Sunday, April 11, 2010

Slow cooker oatmeal

Steel-cut oats are to packets of instant oatmeal what Kobe beef is to dog food. If your only experience with oatmeal is the instant kind, you owe it to yourself to try some steel-cut oats. The texture and taste are completely different, and yet infinitely more filling and satisfying.

The problem with steel-cut oats is that they take a long time to cook down, which is probably why people abandoned them for Quaker in the first place. Never fear, though--you can overcome that obstacle with a Crockpot. Best of all, you can cook your oatmeal overnight in the Crockpot, so that you have a hot, filling and tasty breakfast waiting for everyone in the morning. That's even less effort than microwaving a packet of instant. I like to make a big batch at a time, portion it out into tiny Tupperware containers, and have a little for breakfast each morning during the week.

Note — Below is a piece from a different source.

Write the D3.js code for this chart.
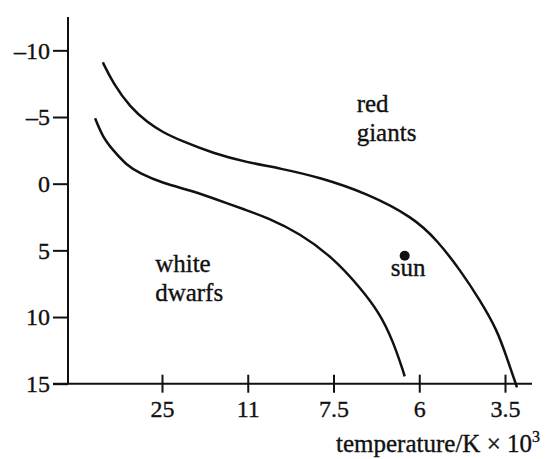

I use a cup of steel-cut oats with four cups of water and half a cup of cream, set on low for 8-9 hours. You can add what flavorings you will--dried fruit or brown sugar come to mind. Or make it plain, and add different toppings to the final product. In my last batch, I added a cup of dried cranberries and a cup of dried blueberries at the beginning, and cooked for 8 hours. The oatmeal turned a strange color--a deep bluish-purple, with streaks of maroon, the exact color of a bad bruise, but oh, it was yummy. You could use dried apricots, or figs, or apples, or some other combination of dried fruit less likely to produce such a lurid breakfast.

1 comment:

  1. I love my rice cooker. I use it to make rice, of course, quinoa, polenta and steel cut oats. It's great for people who work, because you can set the timer. And it keeps the food warm for up to 8 hours.